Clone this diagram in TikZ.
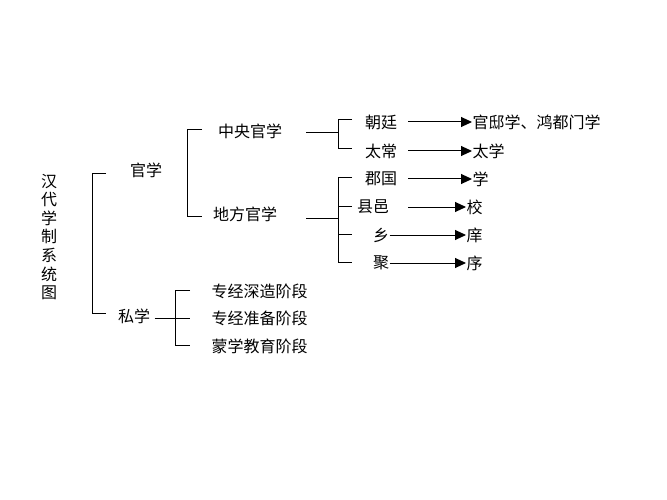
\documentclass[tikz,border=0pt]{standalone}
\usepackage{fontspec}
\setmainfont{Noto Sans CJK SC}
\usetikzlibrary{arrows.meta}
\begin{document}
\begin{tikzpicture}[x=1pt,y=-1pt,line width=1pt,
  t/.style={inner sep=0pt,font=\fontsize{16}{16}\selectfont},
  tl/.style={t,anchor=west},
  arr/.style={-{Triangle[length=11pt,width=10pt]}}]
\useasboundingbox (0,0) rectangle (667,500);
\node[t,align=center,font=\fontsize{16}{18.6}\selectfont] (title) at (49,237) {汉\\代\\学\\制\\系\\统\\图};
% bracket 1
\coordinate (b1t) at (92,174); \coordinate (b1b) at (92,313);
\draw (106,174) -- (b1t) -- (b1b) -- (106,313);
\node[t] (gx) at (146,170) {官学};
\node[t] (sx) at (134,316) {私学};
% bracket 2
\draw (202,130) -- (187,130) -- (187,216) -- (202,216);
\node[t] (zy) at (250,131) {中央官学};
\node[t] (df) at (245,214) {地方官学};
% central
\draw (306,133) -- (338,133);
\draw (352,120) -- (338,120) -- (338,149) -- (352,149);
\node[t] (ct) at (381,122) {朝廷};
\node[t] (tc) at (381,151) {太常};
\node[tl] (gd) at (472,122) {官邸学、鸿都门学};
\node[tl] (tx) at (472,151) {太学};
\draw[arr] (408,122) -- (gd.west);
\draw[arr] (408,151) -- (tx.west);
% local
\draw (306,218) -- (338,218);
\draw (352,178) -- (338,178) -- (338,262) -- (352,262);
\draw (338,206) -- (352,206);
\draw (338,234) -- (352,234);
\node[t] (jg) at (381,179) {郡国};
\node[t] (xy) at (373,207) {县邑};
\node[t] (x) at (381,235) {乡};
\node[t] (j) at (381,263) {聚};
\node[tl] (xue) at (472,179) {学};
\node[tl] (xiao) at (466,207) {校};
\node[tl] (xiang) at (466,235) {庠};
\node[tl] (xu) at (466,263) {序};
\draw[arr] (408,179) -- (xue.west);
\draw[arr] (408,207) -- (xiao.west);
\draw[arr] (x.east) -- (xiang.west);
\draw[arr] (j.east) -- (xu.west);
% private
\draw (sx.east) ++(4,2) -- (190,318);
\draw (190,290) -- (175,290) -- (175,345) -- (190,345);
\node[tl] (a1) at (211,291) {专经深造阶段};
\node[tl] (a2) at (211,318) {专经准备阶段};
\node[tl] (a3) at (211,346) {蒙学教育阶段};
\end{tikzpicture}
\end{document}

=====

_PROBLEM STATEMENT_
Omit every picture, then repeat the remaining data exactly as it appears above.

_WRITTEN ANSWER_
Clone this diagram in TikZ.
\documentclass[tikz,border=0pt]{standalone}
\usepackage{fontspec}
\setmainfont{Noto Sans CJK SC}
\usetikzlibrary{arrows.meta}
\begin{document}
\begin{tikzpicture}[x=1pt,y=-1pt,line width=1pt,
  t/.style={inner sep=0pt,font=\fontsize{16}{16}\selectfont},
  tl/.style={t,anchor=west},
  arr/.style={-{Triangle[length=11pt,width=10pt]}}]
\useasboundingbox (0,0) rectangle (667,500);
\node[t,align=center,font=\fontsize{16}{18.6}\selectfont] (title) at (49,237) {汉\\代\\学\\制\\系\\统\\图};
% bracket 1
\coordinate (b1t) at (92,174); \coordinate (b1b) at (92,313);
\draw (106,174) -- (b1t) -- (b1b) -- (106,313);
\node[t] (gx) at (146,170) {官学};
\node[t] (sx) at (134,316) {私学};
% bracket 2
\draw (202,130) -- (187,130) -- (187,216) -- (202,216);
\node[t] (zy) at (250,131) {中央官学};
\node[t] (df) at (245,214) {地方官学};
% central
\draw (306,133) -- (338,133);
\draw (352,120) -- (338,120) -- (338,149) -- (352,149);
\node[t] (ct) at (381,122) {朝廷};
\node[t] (tc) at (381,151) {太常};
\node[tl] (gd) at (472,122) {官邸学、鸿都门学};
\node[tl] (tx) at (472,151) {太学};
\draw[arr] (408,122) -- (gd.west);
\draw[arr] (408,151) -- (tx.west);
% local
\draw (306,218) -- (338,218);
\draw (352,178) -- (338,178) -- (338,262) -- (352,262);
\draw (338,206) -- (352,206);
\draw (338,234) -- (352,234);
\node[t] (jg) at (381,179) {郡国};
\node[t] (xy) at (373,207) {县邑};
\node[t] (x) at (381,235) {乡};
\node[t] (j) at (381,263) {聚};
\node[tl] (xue) at (472,179) {学};
\node[tl] (xiao) at (466,207) {校};
\node[tl] (xiang) at (466,235) {庠};
\node[tl] (xu) at (466,263) {序};
\draw[arr] (408,179) -- (xue.west);
\draw[arr] (408,207) -- (xiao.west);
\draw[arr] (x.east) -- (xiang.west);
\draw[arr] (j.east) -- (xu.west);
% private
\draw (sx.east) ++(4,2) -- (190,318);
\draw (190,290) -- (175,290) -- (175,345) -- (190,345);
\node[tl] (a1) at (211,291) {专经深造阶段};
\node[tl] (a2) at (211,318) {专经准备阶段};
\node[tl] (a3) at (211,346) {蒙学教育阶段};
\end{tikzpicture}
\end{document}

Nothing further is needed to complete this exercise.